**Source excerpt**
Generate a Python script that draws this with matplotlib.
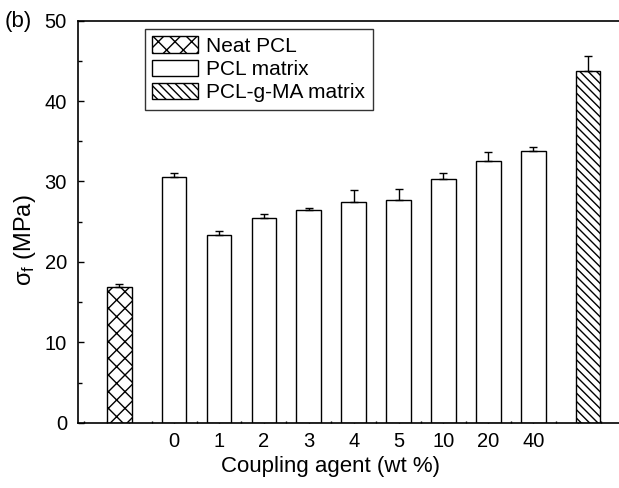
import numpy as np
import matplotlib
matplotlib.use("Agg")
import matplotlib.pyplot as plt
from matplotlib.patches import Patch
from matplotlib.ticker import MultipleLocator

plt.rcParams['font.family'] = ['Liberation Sans', 'DejaVu Sans']
plt.rcParams['mathtext.default'] = 'regular'
plt.rcParams['hatch.linewidth'] = 1.0

# values (MPa), upper error only
coupling_labels = ['0', '1', '2', '3', '4', '5', '10', '20', '40']
pcl_values = [30.5, 23.3, 25.4, 26.4, 27.5, 27.7, 30.3, 32.6, 33.8]
pcl_errors = [0.5, 0.5, 0.6, 0.25, 1.5, 1.35, 0.7, 1.05, 0.45]
neat_value = 16.9
neat_error = 0.4
ma_value = 43.8
ma_error = 1.8


def main():
    fig = plt.figure(figsize=(6.19, 4.88), dpi=100)
    ax = fig.add_axes([0.126, 0.1338, 0.874, 0.8238])

    x_pcl = np.arange(len(coupling_labels))
    x_neat = -1.22
    x_ma = len(coupling_labels) - 1 + 1.22
    width = 0.55
    err_kw = dict(fmt='none', ecolor='black', elinewidth=1.0, capsize=3, capthick=1.0)

    ax.bar([x_neat], [neat_value], width, facecolor='white', edgecolor='black',
           hatch='xx', linewidth=1.0, zorder=2)
    ax.errorbar([x_neat], [neat_value], yerr=[[0], [neat_error]], zorder=3, **err_kw)

    ax.bar(x_pcl, pcl_values, width, facecolor='white', edgecolor='black',
           linewidth=1.0, zorder=2)
    ax.errorbar(x_pcl, pcl_values, yerr=[np.zeros(len(pcl_errors)), pcl_errors],
                zorder=3, **err_kw)

    ax.bar([x_ma], [ma_value], width, facecolor='white', edgecolor='black',
           hatch='\\\\\\\\', linewidth=1.0, zorder=2)
    ax.errorbar([x_ma], [ma_value], yerr=[[0], [ma_error]], zorder=3, **err_kw)

    ax.set_xlim(-2.14, 9.91)
    ax.set_ylim(0, 50)
    ax.set_xticks(x_pcl)
    ax.set_xticklabels(coupling_labels)
    ax.xaxis.set_minor_locator(MultipleLocator(0.5))
    ax.set_yticks(np.arange(0, 51, 10))
    ax.yaxis.set_minor_locator(MultipleLocator(5))
    ax.tick_params(axis='y', which='major', direction='in', length=4.5, width=1.0,
                   labelsize=14.5, pad=8)
    ax.tick_params(axis='y', which='minor', direction='in', length=3, width=1.0)
    ax.tick_params(axis='x', which='both', direction='in', length=1.8, width=1.0,
                   labelsize=14.5, pad=7)
    ax.tick_params(right=False, top=False, which='both')

    for side in ['left', 'bottom', 'top']:
        ax.spines[side].set_linewidth(1.2)
    ax.spines['right'].set_visible(False)

    ax.set_xlabel('Coupling agent (wt %)', fontsize=16)
    ax.xaxis.set_label_coords(0.466, -0.083)
    ax.set_ylabel('σ$_{f}$ (MPa)', fontsize=17)
    ax.yaxis.set_label_coords(-0.074, 0.454)

    fig.text(5 / 619, 1 - 21 / 488, '(b)', fontsize=16, ha='left', va='center')

    handles = [
        Patch(facecolor='white', edgecolor='black', hatch='xx', linewidth=1.0),
        Patch(facecolor='white', edgecolor='black', linewidth=1.0),
        Patch(facecolor='white', edgecolor='black', hatch='\\\\\\\\', linewidth=1.0),
    ]
    leg = fig.legend(handles, ['Neat PCL', 'PCL matrix', 'PCL-g-MA matrix'],
                     loc='upper left', bbox_to_anchor=(145 / 619, 1 - 29 / 488),
                     fontsize=15, frameon=True, fancybox=False, borderpad=0.35,
                     handlelength=2.2, handleheight=0.85, handletextpad=0.4,
                     labelspacing=0.18, borderaxespad=0)
    leg.get_frame().set_edgecolor('black')
    leg.get_frame().set_linewidth(1.0)

    fig.savefig('out.png', dpi=100)


if __name__ == "__main__":
    main()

**Exercise aim**
Make an exact copy of the lines from the top of the material through the line with "plt.rcParams['hatch.linewidth'] = 1.0", pictures excluded.

**Response**
Generate a Python script that draws this with matplotlib.
import numpy as np
import matplotlib
matplotlib.use("Agg")
import matplotlib.pyplot as plt
from matplotlib.patches import Patch
from matplotlib.ticker import MultipleLocator

plt.rcParams['font.family'] = ['Liberation Sans', 'DejaVu Sans']
plt.rcParams['mathtext.default'] = 'regular'
plt.rcParams['hatch.linewidth'] = 1.0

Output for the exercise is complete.